AIM OF THE EXERCISE
Your task is to tally the lines of the listing containing the word "this" and report the figure alone.

TASK DATA
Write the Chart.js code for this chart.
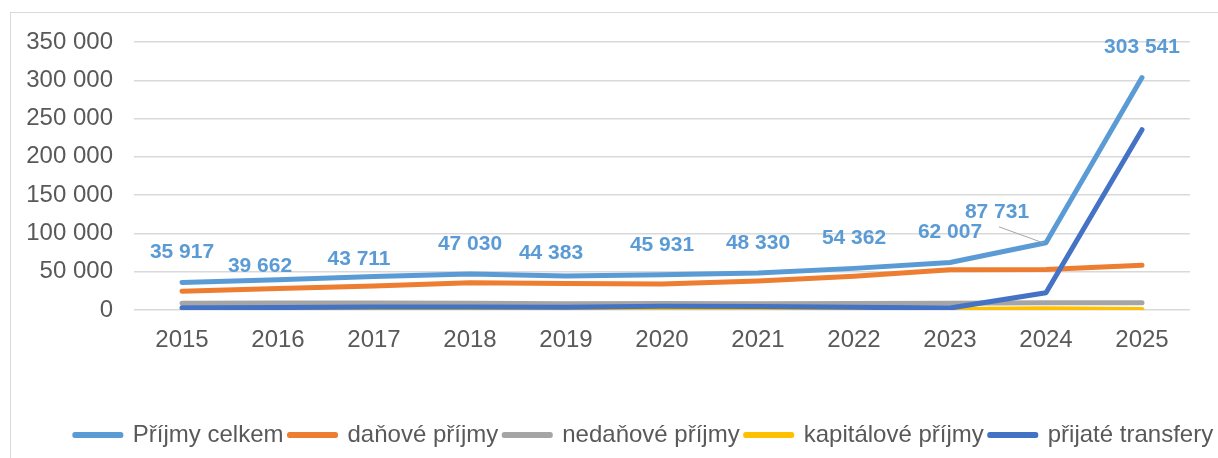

* * *

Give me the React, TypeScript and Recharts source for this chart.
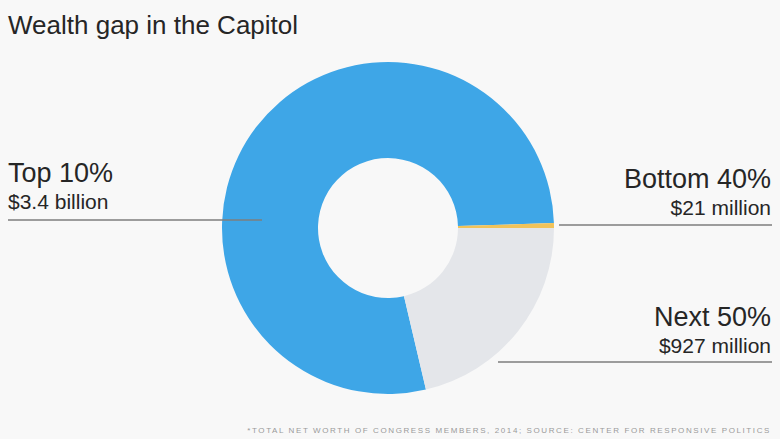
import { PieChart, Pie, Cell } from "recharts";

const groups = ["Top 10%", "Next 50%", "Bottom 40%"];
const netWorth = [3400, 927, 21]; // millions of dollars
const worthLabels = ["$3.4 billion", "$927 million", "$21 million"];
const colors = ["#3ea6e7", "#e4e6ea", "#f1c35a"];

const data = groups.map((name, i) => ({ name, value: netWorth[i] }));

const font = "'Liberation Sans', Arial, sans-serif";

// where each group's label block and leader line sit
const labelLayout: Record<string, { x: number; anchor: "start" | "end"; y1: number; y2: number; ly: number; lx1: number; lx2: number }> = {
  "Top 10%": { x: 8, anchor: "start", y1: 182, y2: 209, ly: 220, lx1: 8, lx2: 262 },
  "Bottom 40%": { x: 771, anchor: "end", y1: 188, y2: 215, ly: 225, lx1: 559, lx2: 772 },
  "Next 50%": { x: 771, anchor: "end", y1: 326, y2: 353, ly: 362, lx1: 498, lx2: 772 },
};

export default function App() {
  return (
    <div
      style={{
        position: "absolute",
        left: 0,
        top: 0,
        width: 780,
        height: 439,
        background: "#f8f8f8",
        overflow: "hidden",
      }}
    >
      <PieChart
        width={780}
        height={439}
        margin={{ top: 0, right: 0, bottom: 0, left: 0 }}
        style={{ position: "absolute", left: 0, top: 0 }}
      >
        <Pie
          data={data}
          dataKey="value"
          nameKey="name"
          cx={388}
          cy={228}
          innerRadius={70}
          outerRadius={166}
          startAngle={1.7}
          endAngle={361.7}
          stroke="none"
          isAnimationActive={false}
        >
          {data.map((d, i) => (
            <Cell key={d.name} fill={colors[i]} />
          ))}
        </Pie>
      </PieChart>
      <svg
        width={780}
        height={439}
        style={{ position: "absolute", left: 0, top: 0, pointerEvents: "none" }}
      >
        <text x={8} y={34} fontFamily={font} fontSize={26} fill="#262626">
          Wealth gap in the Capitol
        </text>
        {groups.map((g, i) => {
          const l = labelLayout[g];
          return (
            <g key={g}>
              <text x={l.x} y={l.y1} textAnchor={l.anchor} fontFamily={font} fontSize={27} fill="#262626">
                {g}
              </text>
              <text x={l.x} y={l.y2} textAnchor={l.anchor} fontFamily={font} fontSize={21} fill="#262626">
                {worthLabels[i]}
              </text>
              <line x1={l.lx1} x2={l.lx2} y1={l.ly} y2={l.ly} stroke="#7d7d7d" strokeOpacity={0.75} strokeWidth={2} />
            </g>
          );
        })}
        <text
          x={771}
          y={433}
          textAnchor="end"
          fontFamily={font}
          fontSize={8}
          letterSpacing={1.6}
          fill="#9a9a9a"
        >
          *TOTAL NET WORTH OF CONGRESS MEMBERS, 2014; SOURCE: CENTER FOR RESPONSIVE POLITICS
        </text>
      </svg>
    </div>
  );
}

==

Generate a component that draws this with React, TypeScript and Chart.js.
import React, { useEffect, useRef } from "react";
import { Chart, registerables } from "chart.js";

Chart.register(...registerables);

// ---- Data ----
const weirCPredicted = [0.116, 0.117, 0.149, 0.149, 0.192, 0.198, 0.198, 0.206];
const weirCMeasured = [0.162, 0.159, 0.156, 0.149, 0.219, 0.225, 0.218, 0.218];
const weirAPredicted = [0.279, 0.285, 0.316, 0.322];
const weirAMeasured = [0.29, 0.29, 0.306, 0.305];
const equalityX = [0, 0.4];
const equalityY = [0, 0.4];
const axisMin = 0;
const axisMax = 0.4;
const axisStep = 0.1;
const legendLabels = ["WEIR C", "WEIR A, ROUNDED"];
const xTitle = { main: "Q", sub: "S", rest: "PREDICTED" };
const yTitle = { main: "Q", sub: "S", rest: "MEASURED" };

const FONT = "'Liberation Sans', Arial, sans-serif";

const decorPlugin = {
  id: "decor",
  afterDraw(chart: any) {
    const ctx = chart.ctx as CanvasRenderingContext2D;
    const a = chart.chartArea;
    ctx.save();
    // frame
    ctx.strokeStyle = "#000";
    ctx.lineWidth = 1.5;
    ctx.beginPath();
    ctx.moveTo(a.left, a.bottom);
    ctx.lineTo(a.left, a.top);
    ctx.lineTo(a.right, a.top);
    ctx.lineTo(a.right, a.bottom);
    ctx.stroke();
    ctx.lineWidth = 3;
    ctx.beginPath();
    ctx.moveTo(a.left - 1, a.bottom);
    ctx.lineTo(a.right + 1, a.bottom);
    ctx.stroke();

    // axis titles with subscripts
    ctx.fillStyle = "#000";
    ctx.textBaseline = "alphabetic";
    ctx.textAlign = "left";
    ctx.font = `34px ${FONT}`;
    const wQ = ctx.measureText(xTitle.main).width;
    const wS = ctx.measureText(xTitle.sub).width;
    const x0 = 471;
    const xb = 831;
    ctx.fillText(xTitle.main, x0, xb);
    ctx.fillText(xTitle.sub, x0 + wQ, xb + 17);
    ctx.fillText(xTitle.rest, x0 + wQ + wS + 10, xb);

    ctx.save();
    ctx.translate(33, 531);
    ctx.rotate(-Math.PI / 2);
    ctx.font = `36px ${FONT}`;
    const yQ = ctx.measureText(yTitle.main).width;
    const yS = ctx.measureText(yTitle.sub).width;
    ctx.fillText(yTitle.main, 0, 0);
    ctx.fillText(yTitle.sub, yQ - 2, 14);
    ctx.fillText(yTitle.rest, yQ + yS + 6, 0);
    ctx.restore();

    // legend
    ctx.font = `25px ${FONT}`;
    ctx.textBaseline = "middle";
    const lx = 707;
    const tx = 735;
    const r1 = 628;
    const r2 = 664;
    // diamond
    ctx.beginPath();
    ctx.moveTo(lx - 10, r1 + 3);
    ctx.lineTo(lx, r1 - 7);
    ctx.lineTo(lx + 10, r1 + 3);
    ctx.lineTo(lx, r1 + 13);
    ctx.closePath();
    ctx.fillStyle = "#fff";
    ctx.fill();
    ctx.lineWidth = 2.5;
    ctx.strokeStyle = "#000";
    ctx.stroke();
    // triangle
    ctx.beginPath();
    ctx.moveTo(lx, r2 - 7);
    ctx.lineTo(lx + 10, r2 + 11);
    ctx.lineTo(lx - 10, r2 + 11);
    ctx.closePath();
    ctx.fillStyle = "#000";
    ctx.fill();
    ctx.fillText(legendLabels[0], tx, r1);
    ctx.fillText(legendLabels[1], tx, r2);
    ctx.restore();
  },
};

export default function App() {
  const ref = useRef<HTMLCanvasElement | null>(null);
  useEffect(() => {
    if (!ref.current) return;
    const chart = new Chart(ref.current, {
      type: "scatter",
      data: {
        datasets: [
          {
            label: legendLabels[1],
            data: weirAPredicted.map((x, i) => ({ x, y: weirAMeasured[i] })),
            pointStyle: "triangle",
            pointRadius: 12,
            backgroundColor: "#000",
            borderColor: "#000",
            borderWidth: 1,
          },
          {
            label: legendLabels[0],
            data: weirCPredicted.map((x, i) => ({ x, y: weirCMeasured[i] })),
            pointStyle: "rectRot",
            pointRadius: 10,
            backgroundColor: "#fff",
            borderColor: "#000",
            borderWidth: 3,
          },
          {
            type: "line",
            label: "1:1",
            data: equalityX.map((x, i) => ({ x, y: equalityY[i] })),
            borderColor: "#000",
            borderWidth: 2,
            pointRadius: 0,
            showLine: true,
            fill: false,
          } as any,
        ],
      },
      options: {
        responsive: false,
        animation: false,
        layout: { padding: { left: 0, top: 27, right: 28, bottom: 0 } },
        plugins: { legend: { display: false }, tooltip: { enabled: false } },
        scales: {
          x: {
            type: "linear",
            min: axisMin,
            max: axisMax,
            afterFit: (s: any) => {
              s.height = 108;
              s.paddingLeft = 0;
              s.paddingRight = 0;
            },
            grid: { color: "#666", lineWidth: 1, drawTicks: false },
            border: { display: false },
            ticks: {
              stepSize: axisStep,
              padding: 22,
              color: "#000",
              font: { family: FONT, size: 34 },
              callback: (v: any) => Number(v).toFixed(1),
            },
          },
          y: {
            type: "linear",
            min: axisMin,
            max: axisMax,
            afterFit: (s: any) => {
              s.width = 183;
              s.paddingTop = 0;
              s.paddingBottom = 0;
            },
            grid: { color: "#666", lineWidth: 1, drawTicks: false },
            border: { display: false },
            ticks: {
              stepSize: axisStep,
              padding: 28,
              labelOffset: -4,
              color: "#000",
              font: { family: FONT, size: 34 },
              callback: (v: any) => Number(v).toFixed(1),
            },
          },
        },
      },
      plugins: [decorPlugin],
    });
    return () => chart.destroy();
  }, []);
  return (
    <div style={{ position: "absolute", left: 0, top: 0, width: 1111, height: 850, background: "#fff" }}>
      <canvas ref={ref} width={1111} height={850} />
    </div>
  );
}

EXERCISE SOLUTION
3